### Challenge:
Leave out the pictures; transcribe all else exactly.

### Data excerpt:
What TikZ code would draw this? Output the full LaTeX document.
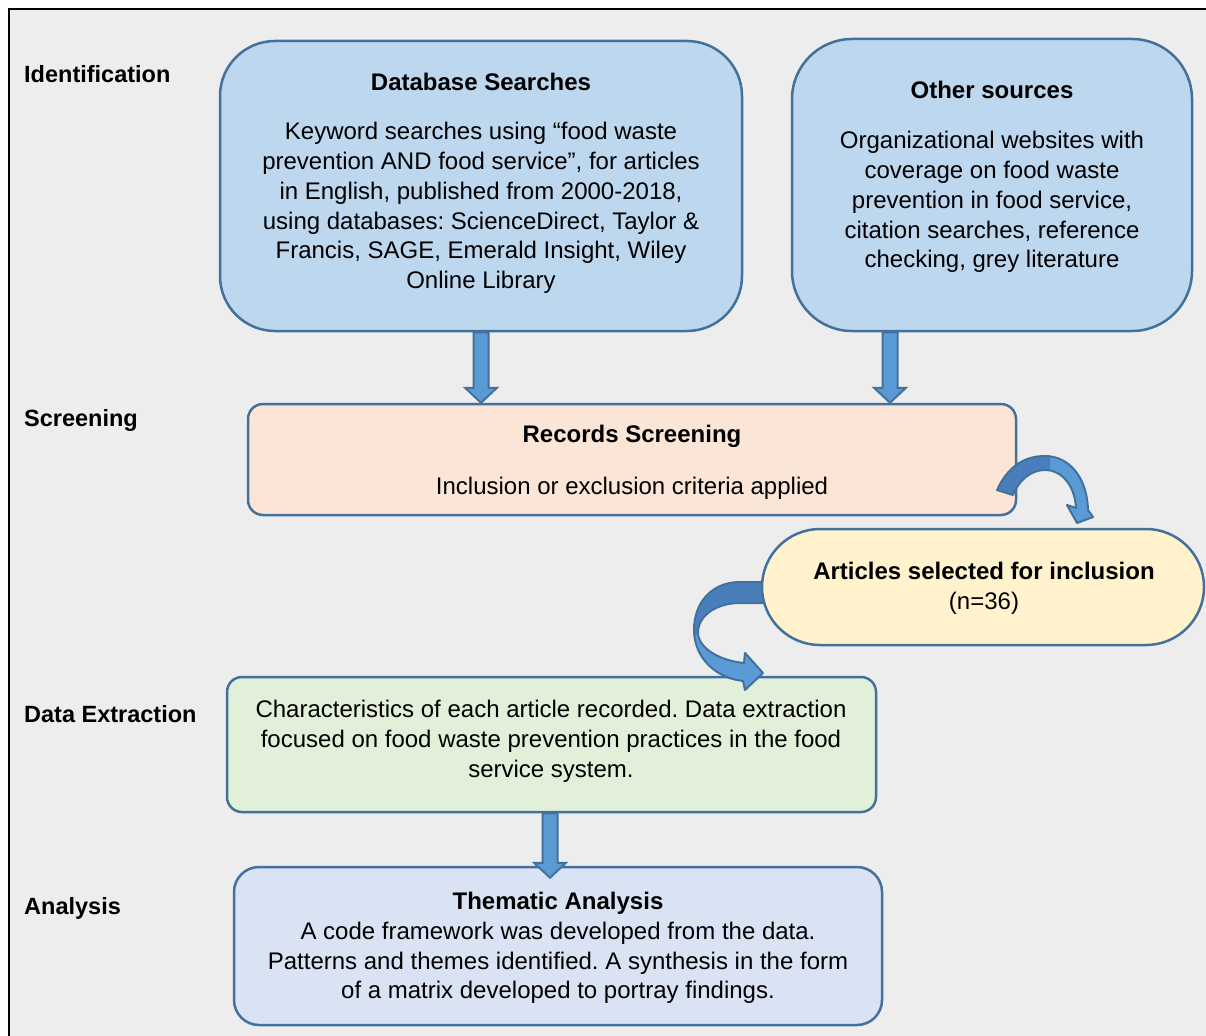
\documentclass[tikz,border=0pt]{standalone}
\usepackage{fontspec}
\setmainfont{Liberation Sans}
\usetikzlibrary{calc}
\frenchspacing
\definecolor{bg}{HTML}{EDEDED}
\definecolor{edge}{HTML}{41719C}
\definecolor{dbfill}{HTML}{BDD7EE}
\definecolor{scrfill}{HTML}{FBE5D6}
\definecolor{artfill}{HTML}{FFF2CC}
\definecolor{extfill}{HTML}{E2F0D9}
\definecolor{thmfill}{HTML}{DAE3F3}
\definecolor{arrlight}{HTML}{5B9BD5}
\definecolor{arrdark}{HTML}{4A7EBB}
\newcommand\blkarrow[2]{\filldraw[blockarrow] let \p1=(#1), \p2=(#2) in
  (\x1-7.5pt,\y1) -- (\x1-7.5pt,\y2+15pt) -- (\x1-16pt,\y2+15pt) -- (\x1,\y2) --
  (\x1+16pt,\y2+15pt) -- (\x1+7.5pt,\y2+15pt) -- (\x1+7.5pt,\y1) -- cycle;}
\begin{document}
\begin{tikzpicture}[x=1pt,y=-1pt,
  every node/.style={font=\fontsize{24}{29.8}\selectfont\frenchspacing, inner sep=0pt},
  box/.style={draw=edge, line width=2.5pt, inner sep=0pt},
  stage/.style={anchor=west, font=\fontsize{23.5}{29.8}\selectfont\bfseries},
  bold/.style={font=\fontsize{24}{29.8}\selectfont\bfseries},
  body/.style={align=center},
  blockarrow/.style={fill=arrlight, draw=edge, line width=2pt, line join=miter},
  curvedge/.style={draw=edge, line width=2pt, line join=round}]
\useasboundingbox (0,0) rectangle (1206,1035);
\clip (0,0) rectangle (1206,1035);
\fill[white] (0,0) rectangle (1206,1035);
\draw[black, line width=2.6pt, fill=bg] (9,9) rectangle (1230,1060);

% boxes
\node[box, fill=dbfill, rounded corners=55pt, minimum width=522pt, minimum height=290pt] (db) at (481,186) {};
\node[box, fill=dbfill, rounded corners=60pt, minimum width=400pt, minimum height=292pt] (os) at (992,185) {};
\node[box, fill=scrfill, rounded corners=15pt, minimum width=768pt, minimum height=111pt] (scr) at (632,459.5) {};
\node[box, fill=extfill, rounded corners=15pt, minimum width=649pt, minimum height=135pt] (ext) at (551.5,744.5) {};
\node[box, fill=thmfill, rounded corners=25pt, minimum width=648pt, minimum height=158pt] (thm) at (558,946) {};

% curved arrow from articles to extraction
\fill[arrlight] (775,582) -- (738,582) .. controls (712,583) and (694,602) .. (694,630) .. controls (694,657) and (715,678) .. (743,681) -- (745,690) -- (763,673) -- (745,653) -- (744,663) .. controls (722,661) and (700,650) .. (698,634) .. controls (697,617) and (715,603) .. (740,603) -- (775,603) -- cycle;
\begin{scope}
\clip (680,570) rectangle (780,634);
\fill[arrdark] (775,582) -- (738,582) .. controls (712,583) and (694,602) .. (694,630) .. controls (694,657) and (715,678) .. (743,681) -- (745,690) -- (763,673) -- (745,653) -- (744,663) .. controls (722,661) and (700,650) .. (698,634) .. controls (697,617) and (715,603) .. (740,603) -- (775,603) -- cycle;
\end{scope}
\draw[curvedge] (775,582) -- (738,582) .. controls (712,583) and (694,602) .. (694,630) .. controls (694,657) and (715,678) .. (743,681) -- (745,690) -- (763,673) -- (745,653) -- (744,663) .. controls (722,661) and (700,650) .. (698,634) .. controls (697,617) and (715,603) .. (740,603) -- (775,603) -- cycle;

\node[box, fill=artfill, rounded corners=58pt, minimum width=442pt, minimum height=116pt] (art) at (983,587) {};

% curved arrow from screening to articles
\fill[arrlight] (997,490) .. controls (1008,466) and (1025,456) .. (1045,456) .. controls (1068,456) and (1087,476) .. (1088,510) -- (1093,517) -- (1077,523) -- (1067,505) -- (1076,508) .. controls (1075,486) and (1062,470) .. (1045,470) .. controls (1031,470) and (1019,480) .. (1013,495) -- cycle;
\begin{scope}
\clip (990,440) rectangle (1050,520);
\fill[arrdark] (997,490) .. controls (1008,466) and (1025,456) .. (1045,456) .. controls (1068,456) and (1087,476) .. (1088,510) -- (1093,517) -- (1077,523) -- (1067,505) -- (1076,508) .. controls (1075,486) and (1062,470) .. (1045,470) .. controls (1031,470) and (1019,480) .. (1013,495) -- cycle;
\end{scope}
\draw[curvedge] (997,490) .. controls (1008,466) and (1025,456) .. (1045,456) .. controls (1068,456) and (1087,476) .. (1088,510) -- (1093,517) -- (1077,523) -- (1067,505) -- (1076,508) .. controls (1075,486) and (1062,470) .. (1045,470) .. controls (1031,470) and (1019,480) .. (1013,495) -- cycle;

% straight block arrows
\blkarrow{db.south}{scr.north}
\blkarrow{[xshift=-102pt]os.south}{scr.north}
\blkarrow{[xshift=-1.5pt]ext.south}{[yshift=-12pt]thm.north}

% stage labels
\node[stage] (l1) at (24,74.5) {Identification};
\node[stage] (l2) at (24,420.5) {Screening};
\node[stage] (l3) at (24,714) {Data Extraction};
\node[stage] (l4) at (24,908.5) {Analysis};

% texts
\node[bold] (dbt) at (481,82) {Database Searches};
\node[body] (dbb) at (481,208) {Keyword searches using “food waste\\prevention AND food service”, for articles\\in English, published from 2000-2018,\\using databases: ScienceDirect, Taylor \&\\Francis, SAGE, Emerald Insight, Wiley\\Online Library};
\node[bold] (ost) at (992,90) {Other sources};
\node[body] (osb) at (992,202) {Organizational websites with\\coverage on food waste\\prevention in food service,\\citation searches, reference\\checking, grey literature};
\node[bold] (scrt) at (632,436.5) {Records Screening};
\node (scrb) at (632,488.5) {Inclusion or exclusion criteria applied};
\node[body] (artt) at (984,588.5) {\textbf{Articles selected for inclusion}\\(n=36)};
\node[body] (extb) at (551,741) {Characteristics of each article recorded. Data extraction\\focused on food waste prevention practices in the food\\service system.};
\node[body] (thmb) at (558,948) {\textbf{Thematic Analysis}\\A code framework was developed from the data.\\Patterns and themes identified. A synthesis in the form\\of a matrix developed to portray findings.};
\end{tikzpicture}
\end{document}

### Response for this exercise:
What TikZ code would draw this? Output the full LaTeX document.
\documentclass[tikz,border=0pt]{standalone}
\usepackage{fontspec}
\setmainfont{Liberation Sans}
\usetikzlibrary{calc}
\frenchspacing
\definecolor{bg}{HTML}{EDEDED}
\definecolor{edge}{HTML}{41719C}
\definecolor{dbfill}{HTML}{BDD7EE}
\definecolor{scrfill}{HTML}{FBE5D6}
\definecolor{artfill}{HTML}{FFF2CC}
\definecolor{extfill}{HTML}{E2F0D9}
\definecolor{thmfill}{HTML}{DAE3F3}
\definecolor{arrlight}{HTML}{5B9BD5}
\definecolor{arrdark}{HTML}{4A7EBB}
\newcommand\blkarrow[2]{\filldraw[blockarrow] let \p1=(#1), \p2=(#2) in
  (\x1-7.5pt,\y1) -- (\x1-7.5pt,\y2+15pt) -- (\x1-16pt,\y2+15pt) -- (\x1,\y2) --
  (\x1+16pt,\y2+15pt) -- (\x1+7.5pt,\y2+15pt) -- (\x1+7.5pt,\y1) -- cycle;}
\begin{document}
\begin{tikzpicture}[x=1pt,y=-1pt,
  every node/.style={font=\fontsize{24}{29.8}\selectfont\frenchspacing, inner sep=0pt},
  box/.style={draw=edge, line width=2.5pt, inner sep=0pt},
  stage/.style={anchor=west, font=\fontsize{23.5}{29.8}\selectfont\bfseries},
  bold/.style={font=\fontsize{24}{29.8}\selectfont\bfseries},
  body/.style={align=center},
  blockarrow/.style={fill=arrlight, draw=edge, line width=2pt, line join=miter},
  curvedge/.style={draw=edge, line width=2pt, line join=round}]
\useasboundingbox (0,0) rectangle (1206,1035);
\clip (0,0) rectangle (1206,1035);
\fill[white] (0,0) rectangle (1206,1035);
\draw[black, line width=2.6pt, fill=bg] (9,9) rectangle (1230,1060);

% boxes
\node[box, fill=dbfill, rounded corners=55pt, minimum width=522pt, minimum height=290pt] (db) at (481,186) {};
\node[box, fill=dbfill, rounded corners=60pt, minimum width=400pt, minimum height=292pt] (os) at (992,185) {};
\node[box, fill=scrfill, rounded corners=15pt, minimum width=768pt, minimum height=111pt] (scr) at (632,459.5) {};
\node[box, fill=extfill, rounded corners=15pt, minimum width=649pt, minimum height=135pt] (ext) at (551.5,744.5) {};
\node[box, fill=thmfill, rounded corners=25pt, minimum width=648pt, minimum height=158pt] (thm) at (558,946) {};

% curved arrow from articles to extraction
\fill[arrlight] (775,582) -- (738,582) .. controls (712,583) and (694,602) .. (694,630) .. controls (694,657) and (715,678) .. (743,681) -- (745,690) -- (763,673) -- (745,653) -- (744,663) .. controls (722,661) and (700,650) .. (698,634) .. controls (697,617) and (715,603) .. (740,603) -- (775,603) -- cycle;
\begin{scope}
\clip (680,570) rectangle (780,634);
\fill[arrdark] (775,582) -- (738,582) .. controls (712,583) and (694,602) .. (694,630) .. controls (694,657) and (715,678) .. (743,681) -- (745,690) -- (763,673) -- (745,653) -- (744,663) .. controls (722,661) and (700,650) .. (698,634) .. controls (697,617) and (715,603) .. (740,603) -- (775,603) -- cycle;
\end{scope}
\draw[curvedge] (775,582) -- (738,582) .. controls (712,583) and (694,602) .. (694,630) .. controls (694,657) and (715,678) .. (743,681) -- (745,690) -- (763,673) -- (745,653) -- (744,663) .. controls (722,661) and (700,650) .. (698,634) .. controls (697,617) and (715,603) .. (740,603) -- (775,603) -- cycle;

\node[box, fill=artfill, rounded corners=58pt, minimum width=442pt, minimum height=116pt] (art) at (983,587) {};

% curved arrow from screening to articles
\fill[arrlight] (997,490) .. controls (1008,466) and (1025,456) .. (1045,456) .. controls (1068,456) and (1087,476) .. (1088,510) -- (1093,517) -- (1077,523) -- (1067,505) -- (1076,508) .. controls (1075,486) and (1062,470) .. (1045,470) .. controls (1031,470) and (1019,480) .. (1013,495) -- cycle;
\begin{scope}
\clip (990,440) rectangle (1050,520);
\fill[arrdark] (997,490) .. controls (1008,466) and (1025,456) .. (1045,456) .. controls (1068,456) and (1087,476) .. (1088,510) -- (1093,517) -- (1077,523) -- (1067,505) -- (1076,508) .. controls (1075,486) and (1062,470) .. (1045,470) .. controls (1031,470) and (1019,480) .. (1013,495) -- cycle;
\end{scope}
\draw[curvedge] (997,490) .. controls (1008,466) and (1025,456) .. (1045,456) .. controls (1068,456) and (1087,476) .. (1088,510) -- (1093,517) -- (1077,523) -- (1067,505) -- (1076,508) .. controls (1075,486) and (1062,470) .. (1045,470) .. controls (1031,470) and (1019,480) .. (1013,495) -- cycle;

% straight block arrows
\blkarrow{db.south}{scr.north}
\blkarrow{[xshift=-102pt]os.south}{scr.north}
\blkarrow{[xshift=-1.5pt]ext.south}{[yshift=-12pt]thm.north}

% stage labels
\node[stage] (l1) at (24,74.5) {Identification};
\node[stage] (l2) at (24,420.5) {Screening};
\node[stage] (l3) at (24,714) {Data Extraction};
\node[stage] (l4) at (24,908.5) {Analysis};

% texts
\node[bold] (dbt) at (481,82) {Database Searches};
\node[body] (dbb) at (481,208) {Keyword searches using “food waste\\prevention AND food service”, for articles\\in English, published from 2000-2018,\\using databases: ScienceDirect, Taylor \&\\Francis, SAGE, Emerald Insight, Wiley\\Online Library};
\node[bold] (ost) at (992,90) {Other sources};
\node[body] (osb) at (992,202) {Organizational websites with\\coverage on food waste\\prevention in food service,\\citation searches, reference\\checking, grey literature};
\node[bold] (scrt) at (632,436.5) {Records Screening};
\node (scrb) at (632,488.5) {Inclusion or exclusion criteria applied};
\node[body] (artt) at (984,588.5) {\textbf{Articles selected for inclusion}\\(n=36)};
\node[body] (extb) at (551,741) {Characteristics of each article recorded. Data extraction\\focused on food waste prevention practices in the food\\service system.};
\node[body] (thmb) at (558,948) {\textbf{Thematic Analysis}\\A code framework was developed from the data.\\Patterns and themes identified. A synthesis in the form\\of a matrix developed to portray findings.};
\end{tikzpicture}
\end{document}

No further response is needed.